There is an intriguing epilogue to be added to the obituary of the distinguished Guatemalan economist, Alberto Fuentes Mohr, who was variously kidnapped, jailed and exiled as a result of his service to his native land bofore his assassination in January at age 51.

As early as 1971, Fuentos Mohr received a stark warning that those in power in Guatemala, and who considered him a dangerous leftist, intended to kill him.

"I am able to say that," he wrote a friend at the time, in a letter meant to be revealed only after his death, "because I have information given me by a ranking official of the U.S. Embassy who let his conscience be his guide."

That official, then-ambassador Nathaniel Davis, represented the very country, the United States, that Fuentes Mohr blamed for a substantial part of his nation's bloody political turmoil.
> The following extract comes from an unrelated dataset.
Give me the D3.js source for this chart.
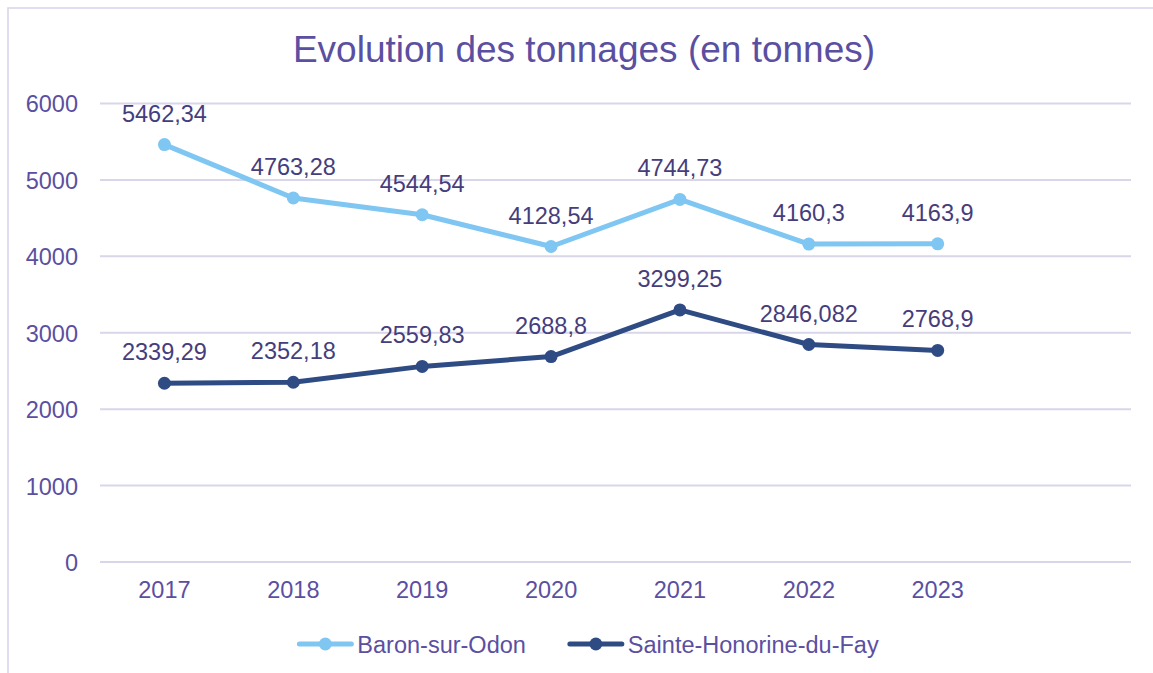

Guatemala's current fratricidal politics go back to a revolution in 1944 that threw out a dictator and then turned sharply left. The CIA stepped in with a coup in 1954 that threw a pall over efforts to build democracy, and it was only with the election of the government that Fuented Mohr served as finance minister and then foreign minister in the late 1960s that even the moderate left was allowed to participate in politics again.

But the extremists would have none of it. Marxist guerrillas machinegunned to death U.S. Ambassador John Gordon Mein. Fuentes Mohr soon was kidnapped by the same band.

Then foreign minister, he was ransomed for a captive guerrilla. His reformist government lost the next election to a colonel dedicated to repression of the left.

Soon Fuentes Mohr was jailed without charge and harassed into exile in Costa Rica. It was then that he heard from Mein's successor, Davis, of the threat to his life. Fuentes Mohr worte: "If they succeed in killing me, Guatemalans and all the world should know that it was done under the direct order of Carlos Manuel Arana Osorio," the colonel then in the presidency.

Fuentes Mohr called Arana's regime "an authentic fascist regime," sustained by the political right, the army, "the new oligarchy of millionaire gangsters headed by Anastasio Somoza" in nearby Nicaragua and "the United States through its embassy, its millitary missions and the CIA."

Still, he had a high regard for Davis, who had "let his conscience be his guide" in passing word of the threat.

As it happened, the threat to Fuentes Mohr did not materialize at that time and Arana, now a Guatemala City businessman, has in no way been implicated in his death. No one has, although he was cut down by submachine gunners in the very center of the city. A witness subsequently was assassinated.

Fuentes Mohr's widow, Shirley, a Canadian, has accused the Guatemalan government of killing her husband. Others have blamed the right-wing Death Squad terrorists who, according to a tally of the Guatemalan press, were responsible for 214 killings in the last half of 1978. Of 505 deaths listed in that period, 30 were among security forces, 13 were businessmen and virtually all the rest were what the extreme right perceives as the extreme left.

"They assassinate me," Fuentes Mohr wrote in 1971, "for the crime of wishing that human rights be respected in my country, for the crime of wanting to help eradicate the insufferable missery and terror in which the great majority of Guatemalans live."

For Fuentes Mohr, the Nicaraguan Somoza was a special symbol of this political violence that so impeded rational democratic development in Latin America. It was a measure of his frustration that, after a lifetime of counselling the United States to stay out of Latin American affairs, he finally called on the United States to cut ties with Somoza and bring him down before Nicaragua's budding civil war spread through the isthmus.

U.S. support has since been withdrawn; Somoza endures. But Fuentes Mohr's capacity for underestimating the resilience of his opponents was hardly the measure of the man. Said Ambassador Davis, now at the Naval War College, "I respected and admired him as a distinguished statesman, a man of courage, a man of the highest intellectual capacity and as an honest and honorable representative of his country...."

Fuentes Mohr's last public acts involved a spirited condemnation of violence against Guatemalan labor leaders and the formation of a Social Democratic Party. His widow has vowed to return to Guatemala, and his 27-year-old son, along with other founding members of the party, intends to make the party a living memorial to him.